**Supplied data:**
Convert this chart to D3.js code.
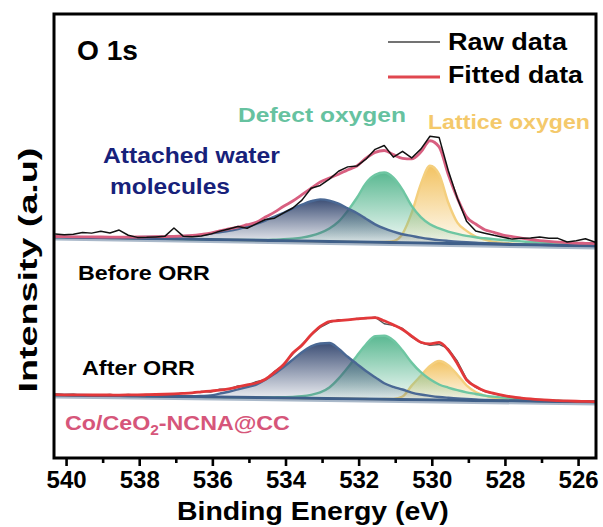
<!DOCTYPE html>
<html><head><meta charset="utf-8">
<script src="https://cdn.jsdelivr.net/npm/d3@7"></script>
<style>
body{margin:0;background:#fff}
svg{display:block}
text{font-family:"Liberation Sans",Arial,Helvetica,sans-serif;font-weight:bold}
</style>
</head><body>
<svg id="chart" width="603" height="527"></svg>
<script>
// ---------------- data ----------------
const energy = [540.30, 540.05,
  539.80, 539.55, 539.30, 539.05,
  538.80, 538.55, 538.30, 538.05,
  537.80, 537.55, 537.30, 537.05,
  536.80, 536.55, 536.30, 536.05,
  535.80, 535.55, 535.30, 535.05,
  534.80, 534.55, 534.30, 534.05,
  533.80, 533.55, 533.30, 533.05,
  532.80, 532.55, 532.30, 532.05,
  531.80, 531.55, 531.30, 531.05,
  530.80, 530.55, 530.30, 530.05,
  529.80, 529.55, 529.30, 529.05,
  528.80, 528.55, 528.30, 528.05,
  527.80, 527.55, 527.30, 527.05,
  526.80, 526.55, 526.30, 526.05,
  525.80, 525.55, 525.30];

// linear background under each spectrum
const baseEnergy = [540.33, 525.51];
const baseBefore = [221, 212];
const baseAfter = [63, 56];

// Before ORR (heights above background)
const waterBefore = [0, 0,
  0, 0.3, 0.4, 0.5,
  0.6, 0.8, 1.0, 1.2,
  1.5, 1.8, 2.1, 2.5,
  3, 3.5, 4.5, 6,
  7.5, 9, 11, 13.5,
  16.5, 20, 24, 28,
  32.5, 36.5, 40, 42,
  41, 38, 33.5, 29,
  23.5, 18, 14, 11,
  8.5, 7, 5.5, 4.3,
  3.3, 2.6, 2, 1.6,
  1.3, 1, 0.8, 0.6,
  0.5, 0.4, 0.3, 0.2,
  0.2, 0.1, 0.1, 0,
  0, 0, 0];
const defectBefore = [0, 0,
  0, 0, 0, 0,
  0, 0, 0, 0,
  0, 0, 0, 0,
  0, 0, 0, 0,
  0, 0, 0, 0.2,
  0.4, 0.6, 1, 1.5,
  2.3, 3.5, 5.5, 8.5,
  13, 20, 31, 44,
  59, 67.5, 70, 65,
  53, 37, 26, 19,
  15, 12, 9.8, 8,
  6.8, 5.9, 5.1, 4.5,
  3.9, 3.4, 2.9, 2.5,
  2.1, 1.8, 1.5, 1.2,
  1, 0.8, 0.7];
const latticeBefore = [0, 0,
  0, 0, 0, 0,
  0, 0, 0, 0,
  0, 0, 0, 0,
  0, 0, 0, 0,
  0, 0, 0, 0,
  0, 0, 0, 0,
  0, 0, 0, 0,
  0, 0, 0, 0,
  0, 0.2, 0.5, 1.5,
  9, 30, 59, 77.5,
  69, 41, 21, 13,
  7.5, 4.5, 2.5, 1.5,
  1, 0.6, 0.4, 0.2,
  0.1, 0, 0, 0,
  0, 0, 0];
const fitBefore = [0.5, 0.5,
  0.5, 0.6, 0.7, 0.8,
  0.9, 1, 1.2, 1.4,
  1.7, 2, 2.3, 2.7,
  3.2, 3.8, 5, 6.5,
  9, 11, 13, 15.5,
  18, 23.5, 28.5, 34.5,
  40, 46.5, 53, 59.5,
  63.5, 67.5, 72, 76,
  84, 90, 92, 88,
  84.5, 84, 91, 102.5,
  96.5, 69, 45.5, 27,
  20, 14.5, 12, 9.4,
  8, 6.6, 5.4, 4.5,
  3.8, 3.2, 2.8, 2.6,
  2.5, 2.5, 2.5];
const rawBefore = [3, 2.5,
  3, 5, 4.5, 6.5,
  5, 8, 3, 1,
  1.2, 1.8, 2.5, 11,
  3, 2.5, 3.5, 5.5,
  8.5, 11, 13.5, 12,
  16.5, 21, 22.5, 28,
  33, 41, 53, 56,
  62.5, 70.5, 75, 76,
  83, 93, 97, 85.5,
  91.5, 85, 94, 107,
  106, 73, 45.5, 22.7,
  13, 11, 9, 7.3,
  5.5, 6.6, 6.8, 8,
  7, 7, 3.5, 5,
  7, 4, 5];

// After ORR (heights above background)
const waterAfter = [0, 0,
  0, 0, 0, 0,
  0, 0, 0, 0,
  0, 0, 0.1, 0.2,
  0.4, 0.6, 1, 1.5,
  3.5, 5.5, 8, 10.5,
  13, 18, 24, 31,
  38.5, 46, 52, 55,
  55.5, 50, 42, 35,
  28, 22, 16, 12.5,
  10, 7, 5.2, 4,
  3, 2.3, 1.7, 1.3,
  1, 0.7, 0.5, 0.3,
  0.2, 0.1, 0, 0,
  0, 0, 0, 0,
  0, 0, 0];
const defectAfter = [0, 0,
  0, 0, 0, 0,
  0, 0, 0, 0,
  0, 0, 0, 0,
  0, 0, 0, 0,
  0, 0, 0, 0.1,
  0.2, 0.3, 0.5, 0.8,
  1.2, 2, 3.5, 6,
  11, 20, 31, 43,
  54.5, 63, 63.5, 59,
  49, 37, 27.5, 20.5,
  15.5, 12.5, 10, 8,
  6.5, 5, 4, 3.2,
  2.5, 2, 1.5, 1.2,
  0.9, 0.7, 0.5, 0.4,
  0.3, 0.2, 0.2];
const latticeAfter = [0, 0,
  0, 0, 0, 0,
  0, 0, 0, 0,
  0, 0, 0, 0,
  0, 0, 0, 0,
  0, 0, 0, 0,
  0, 0, 0, 0,
  0, 0, 0, 0,
  0, 0, 0, 0,
  0, 0, 0.2, 0.5,
  3, 14, 24, 34,
  39, 35, 25.5, 15,
  8.5, 5, 2.8, 1.6,
  0.9, 0.5, 0.3, 0.1,
  0, 0, 0, 0,
  0, 0, 0];
const fitAfter = [0.3, 0.3,
  0.3, 0.4, 0.5, 0.6,
  0.7, 0.8, 1, 1.2,
  1.5, 1.8, 2.2, 2.7,
  3.3, 4, 5, 6,
  7, 8.5, 10.5, 12.5,
  14.6, 18.5, 25.5, 33.5,
  45, 53, 63.5, 72,
  77, 78, 79, 80,
  81, 81.5, 78.5, 74.5,
  70, 63.5, 57.5, 56,
  57.5, 50, 36.5, 20.5,
  14, 9.5, 7.3, 5.5,
  4, 3, 2.2, 1.6,
  1.2, 0.9, 0.7, 0.5,
  0.4, 0.3, 0.3];
const rawAfter = [0.8, 0.5,
  1, 0, 0.8, 0.3,
  1.2, 0.5, 1.5, 0.8,
  1.8, 1.2, 2.5, 2,
  3.8, 3.5, 5.5, 5,
  8, 8, 11.5, 12,
  16, 18, 26.5, 33,
  44, 54, 63, 71,
  76, 79, 78.5, 80.5,
  80.5, 82, 75.5, 74,
  71, 62.5, 57, 54.5,
  55.5, 51.5, 39, 21.5,
  13, 9, 6.8, 5,
  3.7, 2.5, 2.3, 1.4,
  1.5, 0.6, 1, 0.3,
  0.8, 0.2, 0.5];

const xTicks = [540, 538, 536, 534, 532, 530, 528, 526];
const xMinorTicks = [539, 537, 535, 533, 531, 529, 527];

// ---------------- drawing ----------------
const svg = d3.select('#chart');
svg.append('rect').attr('width', 603).attr('height', 527).attr('fill', '#fff');
const P = {l: 54, r: 596, t: 14, b: 458};
const x = d3.scaleLinear().domain([540.33, 525.51]).range([P.l, P.r]);
const y = d3.scaleLinear().domain([0, 444]).range([P.b, P.t]);

const defs = svg.append('defs');
defs.append('clipPath').attr('id', 'clip').append('rect')
  .attr('x', P.l).attr('y', P.t).attr('width', P.r - P.l).attr('height', P.b - P.t);
const plot = svg.append('g').attr('clip-path', 'url(#clip)');

let gid = 0;
function component(vals, base, topColor, strokeColor) {
  const pts = energy.map((e, i) => ({e, v: vals[i], b: base(e)}));
  const top = d3.max(pts, d => d.b + d.v);
  const bot = d3.min(pts, d => d.b);
  const id = 'g' + (gid++);
  const g = defs.append('linearGradient').attr('id', id)
    .attr('gradientUnits', 'userSpaceOnUse')
    .attr('x1', 0).attr('x2', 0).attr('y1', y(top)).attr('y2', y(bot));
  g.append('stop').attr('offset', 0).attr('stop-color', topColor).attr('stop-opacity', 0.95);
  g.append('stop').attr('offset', 0.55).attr('stop-color', topColor).attr('stop-opacity', 0.45);
  g.append('stop').attr('offset', 1).attr('stop-color', topColor).attr('stop-opacity', 0.04);
  const area = d3.area().x(d => x(d.e)).y0(d => y(d.b)).y1(d => y(d.b + d.v)).curve(d3.curveMonotoneX);
  const line = d3.line().x(d => x(d.e)).y(d => y(d.b + d.v)).curve(d3.curveMonotoneX);
  plot.append('path').datum(pts).attr('d', area).attr('fill', 'url(#' + id + ')');
  plot.append('path').datum(pts).attr('d', line).attr('fill', 'none')
    .attr('stroke', strokeColor).attr('stroke-width', 2.4).attr('stroke-linejoin', 'round');
}
function curve(vals, base, color, width, interp) {
  const pts = energy.map((e, i) => ({e, v: vals[i], b: base(e)}));
  const line = d3.line().x(d => x(d.e)).y(d => y(d.b + d.v)).curve(interp);
  plot.append('path').datum(pts).attr('d', line).attr('fill', 'none')
    .attr('stroke', color).attr('stroke-width', width).attr('stroke-linejoin', 'round');
}
function background(base) {
  const pts = baseEnergy.map(e => ({e, b: base(e)}));
  const line = d3.line().x(d => x(d.e)).y(d => y(d.b));
  plot.append('path').datum(pts).attr('d', line).attr('transform', 'translate(0,2.5)')
    .attr('fill', 'none').attr('stroke', '#a9b8c9').attr('stroke-width', 2);
  plot.append('path').datum(pts).attr('d', line)
    .attr('fill', 'none').attr('stroke', '#3f5f89').attr('stroke-width', 3);
}

const bBefore = d3.scaleLinear().domain(baseEnergy).range(baseBefore);
const bAfter = d3.scaleLinear().domain(baseEnergy).range(baseAfter);

// Before ORR
component(latticeBefore, bBefore, '#f2c05a', '#f4cf7e');
component(defectBefore, bBefore, '#52b58c', '#6ec6a2');
component(waterBefore, bBefore, '#33466f', '#4a6894');
background(bBefore);
curve(fitBefore, bBefore, '#d85f80', 2.8, d3.curveMonotoneX);
curve(rawBefore, bBefore, '#111', 1.5, d3.curveLinear);

// After ORR
component(latticeAfter, bAfter, '#f2c05a', '#f4cf7e');
component(defectAfter, bAfter, '#52b58c', '#6ec6a2');
component(waterAfter, bAfter, '#33466f', '#4a6894');
background(bAfter);
curve(rawAfter, bAfter, '#555', 1.4, d3.curveLinear);
curve(fitAfter, bAfter, '#e2383a', 2.8, d3.curveMonotoneX);

// axes
const axMaj = svg.append('g').attr('transform', `translate(0,${P.b})`)
  .call(d3.axisBottom(x).tickValues(xTicks).tickSize(8).tickPadding(5).tickFormat(d3.format('d')));
axMaj.select('.domain').remove();
axMaj.selectAll('line').attr('stroke', '#000').attr('stroke-width', 2.6);
axMaj.selectAll('text').attr('font-size', 24).attr('fill', '#000')
  .style('font-family', '"Liberation Sans",Arial,sans-serif').style('font-weight', 'bold');
const axMin = svg.append('g').attr('transform', `translate(0,${P.b})`)
  .call(d3.axisBottom(x).tickValues(xMinorTicks).tickSize(5).tickFormat(''));
axMin.select('.domain').remove();
axMin.selectAll('line').attr('stroke', '#000').attr('stroke-width', 2.6);

// frame
svg.append('rect').attr('x', P.l).attr('y', P.t).attr('width', P.r - P.l).attr('height', P.b - P.t)
  .attr('fill', 'none').attr('stroke', '#000').attr('stroke-width', 3);

// texts
function label(str, x0, yb, size, color, width, anchor) {
  const g = svg.append('g');
  const t = g.append('text').attr('font-size', size).attr('fill', color).text(str);
  const w = t.node().getComputedTextLength();
  const sx = width ? width / w : 1;
  const off = anchor === 'middle' ? -w / 2 : 0;
  t.attr('x', off);
  g.attr('transform', `translate(${x0},${yb}) scale(${sx},1)`);
  return g;
}
label('O 1s', 77, 60, 27, '#000', 61);
label('Raw data', 448, 50, 23.5, '#000', 119);
label('Fitted data', 448, 83, 23.5, '#000', 135);
svg.append('line').attr('x1', 388).attr('x2', 440).attr('y1', 42).attr('y2', 42)
  .attr('stroke', '#444').attr('stroke-width', 1.6);
svg.append('line').attr('x1', 388).attr('x2', 440).attr('y1', 77).attr('y2', 77)
  .attr('stroke', '#e0474f').attr('stroke-width', 3.2);
label('Defect oxygen', 238, 122, 21, '#66c2a0', 168);
label('Lattice oxygen', 428, 129, 21, '#f4c96b', 162);
label('Attached water', 103, 163, 22, '#17217a', 177);
label('molecules', 110, 194, 22, '#17217a', 120);
label('Before ORR', 78, 280, 21, '#000', 132);
label('After ORR', 82, 375, 21, '#000', 113);

// sample name with subscript
(function () {
  const g = svg.append('g');
  const t = g.append('text').attr('font-size', 21).attr('fill', '#d6567a');
  t.append('tspan').text('Co/CeO');
  t.append('tspan').attr('font-size', 14).attr('dy', 5).text('2');
  t.append('tspan').attr('dy', -5).text('-NCNA@CC');
  const w = t.node().getBBox().width;
  g.attr('transform', `translate(65,430) scale(${225 / w},1)`);
})();

// axis titles
label('Binding Energy (eV)', 313, 520, 25, '#000', 272, 'middle');
(function () {
  const g = svg.append('g');
  const t = g.append('text').attr('font-size', 26).attr('fill', '#000').text('Intensity (a.u)');
  const w = t.node().getComputedTextLength();
  t.attr('x', -w / 2);
  g.attr('transform', `translate(37,270) rotate(-90) scale(${245 / w},1)`);
})();
</script>
</body></html>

**Exercise objective:** Check each line of the listing above for the string "chart", then report only how many lines have it.

**The answer:** 3